Anisotropic Etching and Nanoribbon Formation in Single-Layer Graphene

TL;DR

This paper presents a method for anisotropic etching of single-layer graphene using nickel nanoparticles, enabling the creation of nanoribbons with precise crystallographic edges while maintaining high material quality.

Contribution

The study introduces a novel anisotropic etching technique with nickel nanoparticles that produces high-quality graphene nanostructures with aligned edges and a unique catalytic channeling behavior.

Findings

Achieved sub-10nm graphene nanoribbons with controlled edge orientation

Observed a new catalytic channeling behavior preventing intersecting cuts

Maintained graphene quality after etching as confirmed by Raman and electronic measurements

Abstract

We demonstrate anisotropic etching of single-layer graphene by thermally-activated nickel nanoparticles.
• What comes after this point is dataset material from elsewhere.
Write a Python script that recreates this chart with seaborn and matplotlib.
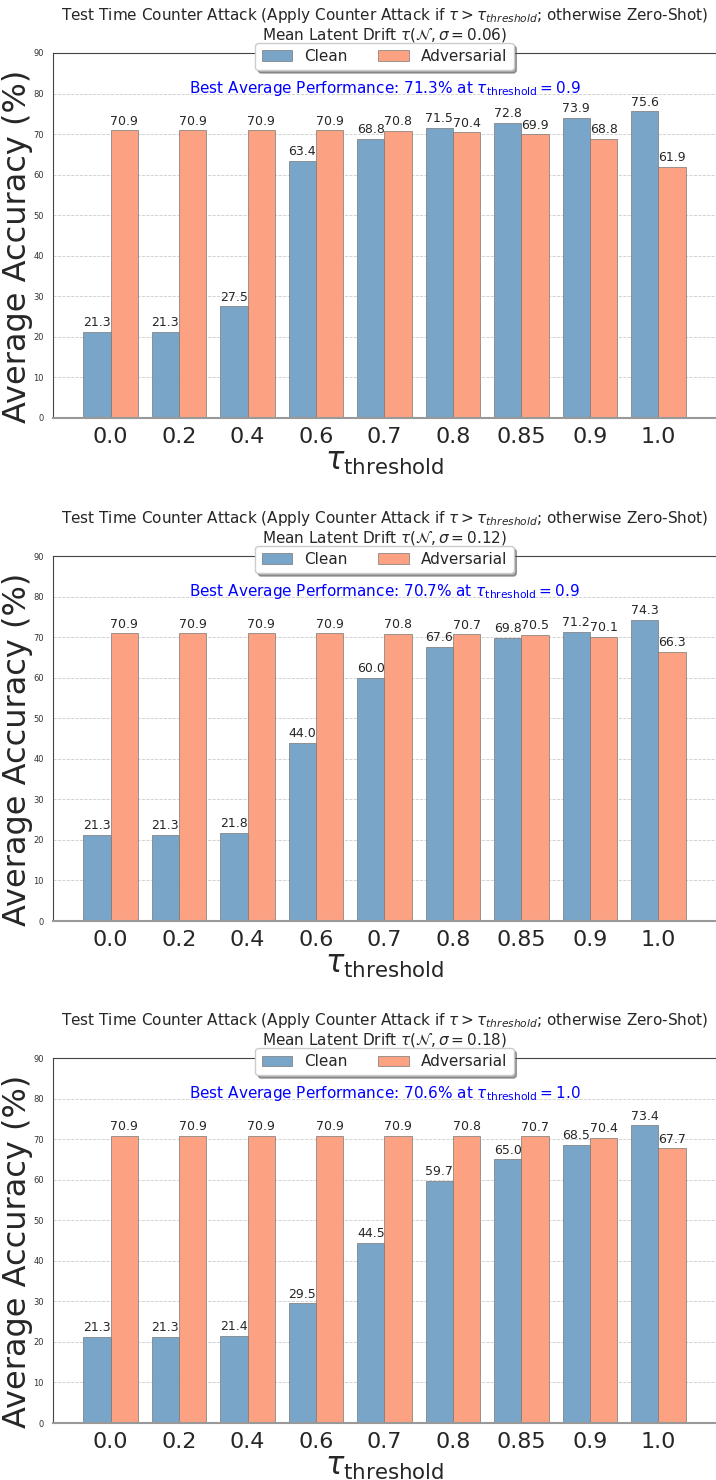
import numpy as np
import pandas as pd
import seaborn as sns
import matplotlib.pyplot as plt

# thresholds on the x axis
thresholds = ['0.0', '0.2', '0.4', '0.6', '0.7', '0.8', '0.85', '0.9', '1.0']

# one entry per panel: sigma, clean accuracy, adversarial accuracy, best avg, best threshold
sigmas = ['0.06', '0.12', '0.18']
clean_006 = [21.3, 21.3, 27.5, 63.4, 68.8, 71.5, 72.8, 73.9, 75.6]
adv_006 = [70.9, 70.9, 70.9, 70.9, 70.8, 70.4, 69.9, 68.8, 61.9]
clean_012 = [21.3, 21.3, 21.8, 44.0, 60.0, 67.6, 69.8, 71.2, 74.3]
adv_012 = [70.9, 70.9, 70.9, 70.9, 70.8, 70.7, 70.5, 70.1, 66.3]
clean_018 = [21.3, 21.3, 21.4, 29.5, 44.5, 59.7, 65.0, 68.5, 73.4]
adv_018 = [70.9, 70.9, 70.9, 70.9, 70.9, 70.8, 70.7, 70.4, 67.7]
best_avg = [71.3, 70.7, 70.6]
best_thr = ['0.9', '0.9', '1.0']

clean_all = [clean_006, clean_012, clean_018]
adv_all = [adv_006, adv_012, adv_018]

sns.set_style('white')
palette = {'Clean': '#79a5c9', 'Adversarial': '#fca283'}

fig = plt.figure(figsize=(7.16, 14.8), dpi=100)
boxes = [[0.074, 0.7176, 0.926, 0.2466],
         [0.074, 0.3777, 0.926, 0.2466],
         [0.074, 0.0385, 0.926, 0.2466]]

for i in range(3):
    ax = fig.add_axes(boxes[i])
    df = pd.DataFrame({
        'threshold': thresholds * 2,
        'accuracy': clean_all[i] + adv_all[i],
        'type': ['Clean'] * len(thresholds) + ['Adversarial'] * len(thresholds),
    })
    sns.barplot(data=df, x='threshold', y='accuracy', hue='type', palette=palette,
                order=thresholds, hue_order=['Clean', 'Adversarial'],
                width=0.8, saturation=1, edgecolor='#777777', linewidth=0.5, ax=ax)

    for cont in ax.containers:
        ax.bar_label(cont, fmt='%.1f', fontsize=9, padding=2)

    ax.set_xlim(-0.84, 8.84)
    ax.set_ylim(0, 90)
    ax.set_yticks(np.arange(0, 91, 10))
    ax.tick_params(axis='y', labelsize=6, length=3, width=0.6, colors='#333333')
    ax.tick_params(axis='x', labelsize=16, length=3, width=0.6)
    ax.yaxis.grid(True, linestyle='--', linewidth=0.6, color='#cccccc')
    ax.set_axisbelow(True)

    ax.spines['right'].set_visible(False)
    ax.spines['top'].set_color('#444444')
    ax.spines['left'].set_color('#444444')
    ax.spines['bottom'].set_color('#999999')
    ax.spines['bottom'].set_linewidth(1.5)

    ax.set_ylabel('Average Accuracy (%)', fontsize=23)
    ax.yaxis.set_label_coords(-0.030, 0.47)
    ax.set_xlabel(r'$\tau_{\rm threshold}$', fontsize=22, labelpad=1)
    ax.set_title(r'Test Time Counter Attack (Apply Counter Attack if $\tau > \tau_{threshold}$; otherwise Zero-Shot)'
                 + '\n' + r'Mean Latent Drift $\tau(\mathcal{N}, \sigma = %s)$' % sigmas[i],
                 fontsize=11, pad=10, linespacing=1.05)

    ax.text(0.5, 81.3, r'Best Average Performance: %.1f%% at $\tau_{\rm threshold} = %s$' % (best_avg[i], best_thr[i]),
            transform=ax.get_yaxis_transform(), ha='center', va='center', color='blue', fontsize=11)

    ax.legend(loc='center', bbox_to_anchor=(0.5, 0.99), ncol=2, fontsize=11,
              frameon=True, shadow=True, fancybox=True, handlelength=2.0, columnspacing=2)

fig.savefig('out.png', dpi=100)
Using this technique, we obtain sub-10nm nanoribbons and other graphene nanostructures with edges aligned along a single crystallographic direction. We observe a new catalytic channeling behavior, whereby etched cuts do not intersect, resulting in continuously connected geometries. Raman spectroscopy and electronic measurements show that the quality of the graphene is resilient under the etching conditions, indicating that this method may serve as a powerful technique to produce graphene nanocircuits with well-defined crystallographic edges.